Task
From the entries below, print exactly the span beginning with the line holding "Rebuild this chart" and ending with the line holding "import pandas as pd", endpoints included, and skip any pictures.

Source data
☆ ☆ ☆ ☆

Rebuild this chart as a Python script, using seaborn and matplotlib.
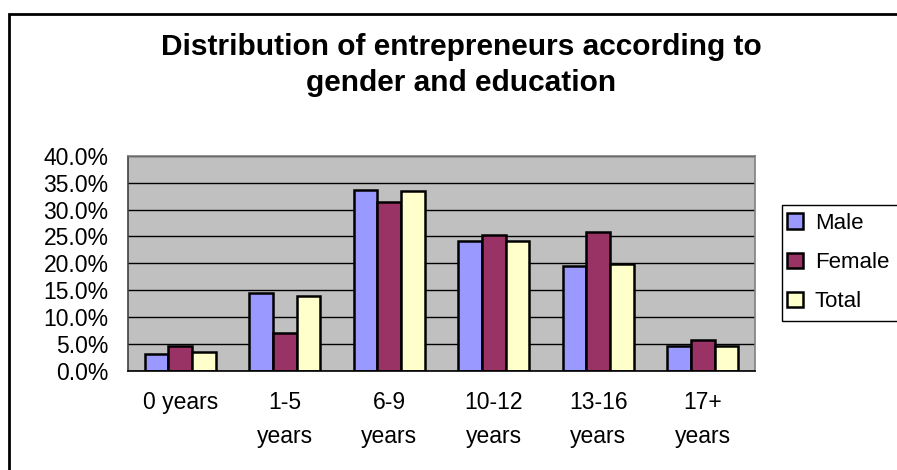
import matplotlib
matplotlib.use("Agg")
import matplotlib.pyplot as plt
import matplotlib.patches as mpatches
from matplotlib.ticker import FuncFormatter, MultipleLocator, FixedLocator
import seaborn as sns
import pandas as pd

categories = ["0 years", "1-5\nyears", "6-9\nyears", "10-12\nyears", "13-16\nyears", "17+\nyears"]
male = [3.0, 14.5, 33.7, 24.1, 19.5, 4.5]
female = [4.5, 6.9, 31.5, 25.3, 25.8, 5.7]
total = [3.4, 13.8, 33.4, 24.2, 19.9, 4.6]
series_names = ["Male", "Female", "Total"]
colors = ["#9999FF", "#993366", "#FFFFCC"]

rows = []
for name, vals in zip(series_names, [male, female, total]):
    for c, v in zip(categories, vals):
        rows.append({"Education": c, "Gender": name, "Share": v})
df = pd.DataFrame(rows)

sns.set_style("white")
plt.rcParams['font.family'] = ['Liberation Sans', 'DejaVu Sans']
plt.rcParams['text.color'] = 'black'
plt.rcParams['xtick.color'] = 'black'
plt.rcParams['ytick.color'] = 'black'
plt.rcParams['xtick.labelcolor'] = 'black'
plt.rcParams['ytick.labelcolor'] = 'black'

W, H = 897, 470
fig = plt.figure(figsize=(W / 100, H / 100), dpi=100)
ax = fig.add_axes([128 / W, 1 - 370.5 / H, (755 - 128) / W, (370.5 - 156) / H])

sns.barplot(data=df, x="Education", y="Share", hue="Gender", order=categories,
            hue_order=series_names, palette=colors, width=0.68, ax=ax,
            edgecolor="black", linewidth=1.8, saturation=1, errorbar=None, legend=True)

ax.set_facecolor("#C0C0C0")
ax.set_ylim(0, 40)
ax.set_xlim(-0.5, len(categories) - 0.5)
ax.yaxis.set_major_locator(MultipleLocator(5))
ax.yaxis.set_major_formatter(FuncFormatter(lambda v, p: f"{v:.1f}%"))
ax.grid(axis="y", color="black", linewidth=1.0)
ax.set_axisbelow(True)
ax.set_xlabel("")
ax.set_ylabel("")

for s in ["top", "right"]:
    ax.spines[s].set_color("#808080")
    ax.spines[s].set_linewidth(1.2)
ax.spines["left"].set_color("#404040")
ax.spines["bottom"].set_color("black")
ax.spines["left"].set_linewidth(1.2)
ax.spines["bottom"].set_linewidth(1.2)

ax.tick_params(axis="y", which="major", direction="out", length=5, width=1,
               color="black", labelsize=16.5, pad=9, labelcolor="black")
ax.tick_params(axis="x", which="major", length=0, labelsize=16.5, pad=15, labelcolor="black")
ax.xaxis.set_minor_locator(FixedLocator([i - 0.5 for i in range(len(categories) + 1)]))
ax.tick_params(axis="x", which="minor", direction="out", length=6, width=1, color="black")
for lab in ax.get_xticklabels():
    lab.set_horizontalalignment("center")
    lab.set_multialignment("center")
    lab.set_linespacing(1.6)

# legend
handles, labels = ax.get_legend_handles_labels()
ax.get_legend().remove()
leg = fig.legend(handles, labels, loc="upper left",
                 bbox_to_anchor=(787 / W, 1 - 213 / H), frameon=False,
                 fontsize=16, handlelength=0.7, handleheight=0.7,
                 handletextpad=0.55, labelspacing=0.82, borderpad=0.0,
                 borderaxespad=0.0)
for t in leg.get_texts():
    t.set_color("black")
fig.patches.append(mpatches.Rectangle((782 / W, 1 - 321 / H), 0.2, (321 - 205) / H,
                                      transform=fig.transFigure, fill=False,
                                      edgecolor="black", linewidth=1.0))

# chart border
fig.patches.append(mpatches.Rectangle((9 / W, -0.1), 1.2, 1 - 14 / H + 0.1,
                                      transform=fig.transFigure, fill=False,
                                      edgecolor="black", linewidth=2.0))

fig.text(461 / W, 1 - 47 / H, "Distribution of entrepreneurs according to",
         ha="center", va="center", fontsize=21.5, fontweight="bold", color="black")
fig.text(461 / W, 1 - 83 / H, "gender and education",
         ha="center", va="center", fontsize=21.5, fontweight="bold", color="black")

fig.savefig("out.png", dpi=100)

☆ ☆ ☆ ☆

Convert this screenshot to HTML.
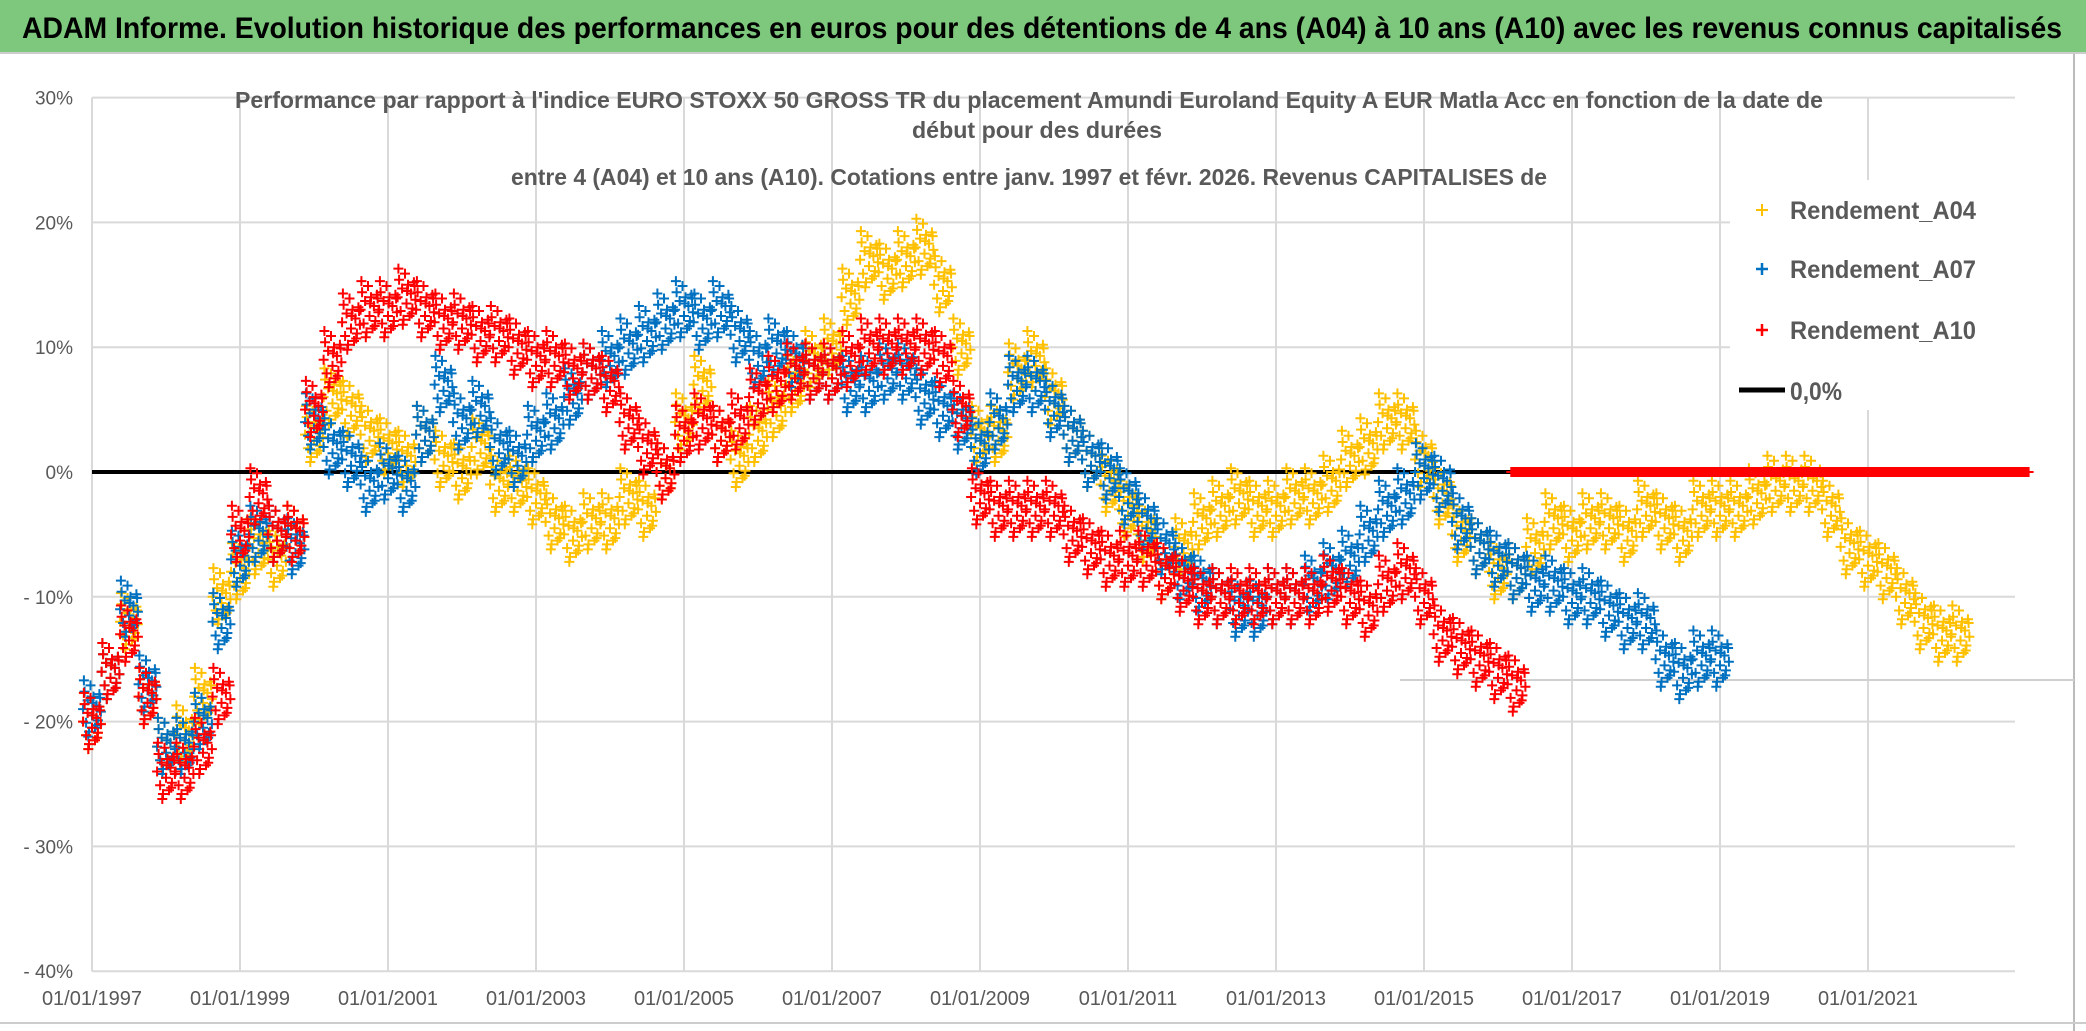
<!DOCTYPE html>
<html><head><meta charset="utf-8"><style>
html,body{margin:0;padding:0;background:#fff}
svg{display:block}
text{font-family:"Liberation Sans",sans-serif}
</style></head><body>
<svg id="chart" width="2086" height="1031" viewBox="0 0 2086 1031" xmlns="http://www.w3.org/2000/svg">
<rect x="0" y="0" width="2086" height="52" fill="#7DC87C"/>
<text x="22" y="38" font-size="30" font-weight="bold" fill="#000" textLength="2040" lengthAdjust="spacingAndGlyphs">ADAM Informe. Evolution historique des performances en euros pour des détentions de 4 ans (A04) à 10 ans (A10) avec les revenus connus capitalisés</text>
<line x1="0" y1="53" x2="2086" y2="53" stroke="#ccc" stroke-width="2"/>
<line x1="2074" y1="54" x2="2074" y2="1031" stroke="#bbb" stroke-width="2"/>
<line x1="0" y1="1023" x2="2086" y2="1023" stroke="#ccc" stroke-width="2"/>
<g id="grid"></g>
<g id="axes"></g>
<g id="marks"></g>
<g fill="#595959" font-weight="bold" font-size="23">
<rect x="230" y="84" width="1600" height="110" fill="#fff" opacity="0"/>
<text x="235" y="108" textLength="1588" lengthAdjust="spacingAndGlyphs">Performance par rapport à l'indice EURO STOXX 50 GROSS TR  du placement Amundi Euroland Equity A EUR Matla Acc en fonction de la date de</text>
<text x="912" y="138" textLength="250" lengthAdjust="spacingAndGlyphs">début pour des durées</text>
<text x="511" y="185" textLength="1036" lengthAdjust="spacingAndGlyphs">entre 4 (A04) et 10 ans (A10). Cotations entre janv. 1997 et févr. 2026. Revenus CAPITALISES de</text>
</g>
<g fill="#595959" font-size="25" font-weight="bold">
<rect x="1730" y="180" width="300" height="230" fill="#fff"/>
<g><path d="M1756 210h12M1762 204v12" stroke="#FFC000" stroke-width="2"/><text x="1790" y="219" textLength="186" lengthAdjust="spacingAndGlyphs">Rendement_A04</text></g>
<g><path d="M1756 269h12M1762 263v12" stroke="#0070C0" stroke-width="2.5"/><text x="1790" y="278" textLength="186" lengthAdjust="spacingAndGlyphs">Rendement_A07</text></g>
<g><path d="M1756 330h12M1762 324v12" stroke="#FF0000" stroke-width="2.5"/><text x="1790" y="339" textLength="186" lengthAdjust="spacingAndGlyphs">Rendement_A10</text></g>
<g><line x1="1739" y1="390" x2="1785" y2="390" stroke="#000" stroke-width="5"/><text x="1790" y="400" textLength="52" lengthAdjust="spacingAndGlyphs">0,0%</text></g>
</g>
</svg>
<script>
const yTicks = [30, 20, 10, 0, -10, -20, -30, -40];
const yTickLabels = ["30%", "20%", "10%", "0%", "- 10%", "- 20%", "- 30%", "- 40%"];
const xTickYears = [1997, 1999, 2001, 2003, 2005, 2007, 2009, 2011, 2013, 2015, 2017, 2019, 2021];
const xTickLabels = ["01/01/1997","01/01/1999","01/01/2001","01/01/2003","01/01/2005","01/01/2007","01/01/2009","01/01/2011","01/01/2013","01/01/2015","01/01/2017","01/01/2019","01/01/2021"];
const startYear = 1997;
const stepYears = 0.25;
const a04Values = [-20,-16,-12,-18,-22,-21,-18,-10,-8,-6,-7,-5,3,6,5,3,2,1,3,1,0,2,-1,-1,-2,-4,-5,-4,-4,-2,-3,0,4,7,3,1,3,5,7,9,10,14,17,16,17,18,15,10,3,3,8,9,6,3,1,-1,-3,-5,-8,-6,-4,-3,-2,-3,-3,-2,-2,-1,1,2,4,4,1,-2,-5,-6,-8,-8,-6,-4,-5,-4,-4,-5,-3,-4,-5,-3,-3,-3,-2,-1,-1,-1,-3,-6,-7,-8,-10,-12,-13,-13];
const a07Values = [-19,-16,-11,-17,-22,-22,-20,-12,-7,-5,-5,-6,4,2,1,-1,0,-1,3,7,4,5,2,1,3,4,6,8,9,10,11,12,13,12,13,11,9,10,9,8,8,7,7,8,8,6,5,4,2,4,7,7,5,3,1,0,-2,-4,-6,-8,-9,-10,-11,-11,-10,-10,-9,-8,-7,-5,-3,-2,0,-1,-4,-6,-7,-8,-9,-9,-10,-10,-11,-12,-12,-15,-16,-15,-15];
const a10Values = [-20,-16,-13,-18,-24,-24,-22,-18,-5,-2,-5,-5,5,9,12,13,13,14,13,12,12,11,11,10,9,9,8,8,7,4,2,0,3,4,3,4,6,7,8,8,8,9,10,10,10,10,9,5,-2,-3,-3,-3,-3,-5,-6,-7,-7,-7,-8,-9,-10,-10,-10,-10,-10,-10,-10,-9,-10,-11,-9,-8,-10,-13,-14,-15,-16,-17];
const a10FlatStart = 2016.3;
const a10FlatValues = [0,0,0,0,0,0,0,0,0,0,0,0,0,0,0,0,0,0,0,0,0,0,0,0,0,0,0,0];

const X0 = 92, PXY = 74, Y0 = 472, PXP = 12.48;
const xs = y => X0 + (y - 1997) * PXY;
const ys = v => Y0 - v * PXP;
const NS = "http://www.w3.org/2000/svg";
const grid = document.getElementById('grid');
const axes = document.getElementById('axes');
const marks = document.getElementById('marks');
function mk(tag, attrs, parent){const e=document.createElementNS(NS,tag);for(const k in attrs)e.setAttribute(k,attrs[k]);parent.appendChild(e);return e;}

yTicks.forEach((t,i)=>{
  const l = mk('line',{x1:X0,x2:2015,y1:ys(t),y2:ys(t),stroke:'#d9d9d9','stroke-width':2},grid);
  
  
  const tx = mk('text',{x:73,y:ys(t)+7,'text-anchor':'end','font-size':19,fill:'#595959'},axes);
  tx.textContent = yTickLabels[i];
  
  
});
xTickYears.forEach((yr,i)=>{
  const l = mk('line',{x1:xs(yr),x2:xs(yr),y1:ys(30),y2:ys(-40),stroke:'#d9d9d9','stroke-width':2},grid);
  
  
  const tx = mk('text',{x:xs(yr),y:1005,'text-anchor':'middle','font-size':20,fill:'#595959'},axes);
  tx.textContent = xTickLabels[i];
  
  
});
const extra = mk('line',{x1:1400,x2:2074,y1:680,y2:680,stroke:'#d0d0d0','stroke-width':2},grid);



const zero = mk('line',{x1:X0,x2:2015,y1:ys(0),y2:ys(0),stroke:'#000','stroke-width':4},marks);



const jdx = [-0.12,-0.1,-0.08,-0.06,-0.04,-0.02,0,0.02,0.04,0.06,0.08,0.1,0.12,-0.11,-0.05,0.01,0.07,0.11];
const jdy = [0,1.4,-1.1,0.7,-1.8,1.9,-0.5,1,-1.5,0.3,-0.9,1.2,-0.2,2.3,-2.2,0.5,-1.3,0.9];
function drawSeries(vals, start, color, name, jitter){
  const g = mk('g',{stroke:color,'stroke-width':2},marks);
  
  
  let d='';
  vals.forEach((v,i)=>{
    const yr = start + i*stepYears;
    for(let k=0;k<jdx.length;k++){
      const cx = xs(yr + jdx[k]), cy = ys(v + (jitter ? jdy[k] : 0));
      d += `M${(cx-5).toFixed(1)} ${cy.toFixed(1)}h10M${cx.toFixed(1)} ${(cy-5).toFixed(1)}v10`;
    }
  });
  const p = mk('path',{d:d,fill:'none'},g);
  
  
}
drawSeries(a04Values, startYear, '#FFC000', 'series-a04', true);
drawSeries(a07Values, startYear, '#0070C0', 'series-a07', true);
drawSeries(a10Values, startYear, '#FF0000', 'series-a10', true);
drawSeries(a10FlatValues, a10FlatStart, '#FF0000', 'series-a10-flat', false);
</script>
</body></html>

☆ ☆ ☆ ☆

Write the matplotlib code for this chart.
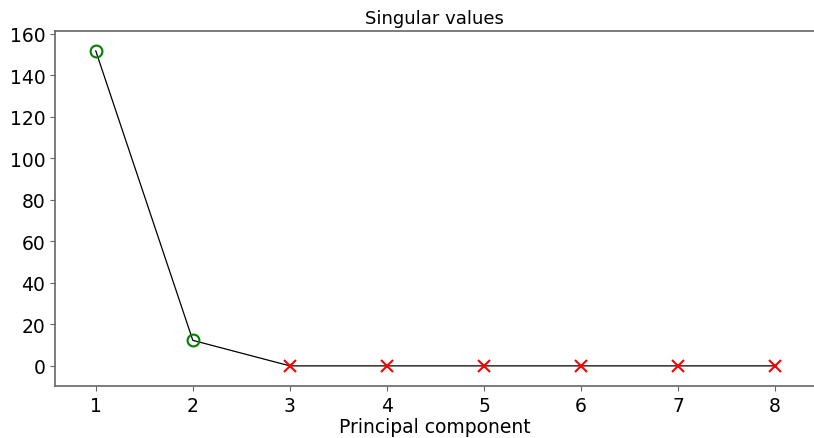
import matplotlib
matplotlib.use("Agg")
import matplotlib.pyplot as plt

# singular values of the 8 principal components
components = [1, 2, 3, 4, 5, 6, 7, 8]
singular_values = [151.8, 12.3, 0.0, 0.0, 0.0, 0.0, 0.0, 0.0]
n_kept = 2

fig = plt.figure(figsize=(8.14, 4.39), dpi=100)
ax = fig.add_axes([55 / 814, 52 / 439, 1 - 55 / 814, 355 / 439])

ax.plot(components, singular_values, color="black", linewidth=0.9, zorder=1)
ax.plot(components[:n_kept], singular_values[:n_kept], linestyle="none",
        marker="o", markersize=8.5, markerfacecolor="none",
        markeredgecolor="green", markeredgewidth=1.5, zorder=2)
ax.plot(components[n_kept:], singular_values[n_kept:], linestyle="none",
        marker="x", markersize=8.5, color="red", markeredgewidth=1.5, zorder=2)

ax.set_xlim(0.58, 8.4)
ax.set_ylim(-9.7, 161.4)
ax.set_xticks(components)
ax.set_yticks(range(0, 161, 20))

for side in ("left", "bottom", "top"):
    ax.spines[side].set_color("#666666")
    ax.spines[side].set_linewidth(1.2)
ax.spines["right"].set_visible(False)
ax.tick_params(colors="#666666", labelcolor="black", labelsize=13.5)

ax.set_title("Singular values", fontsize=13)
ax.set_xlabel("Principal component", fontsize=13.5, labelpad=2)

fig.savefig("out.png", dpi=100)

☆ ☆ ☆ ☆

Output below
Rebuild this chart as a Python script, using seaborn and matplotlib.
import matplotlib
matplotlib.use("Agg")
import matplotlib.pyplot as plt
import matplotlib.patches as mpatches
from matplotlib.ticker import FuncFormatter, MultipleLocator, FixedLocator
import seaborn as sns
import pandas as pd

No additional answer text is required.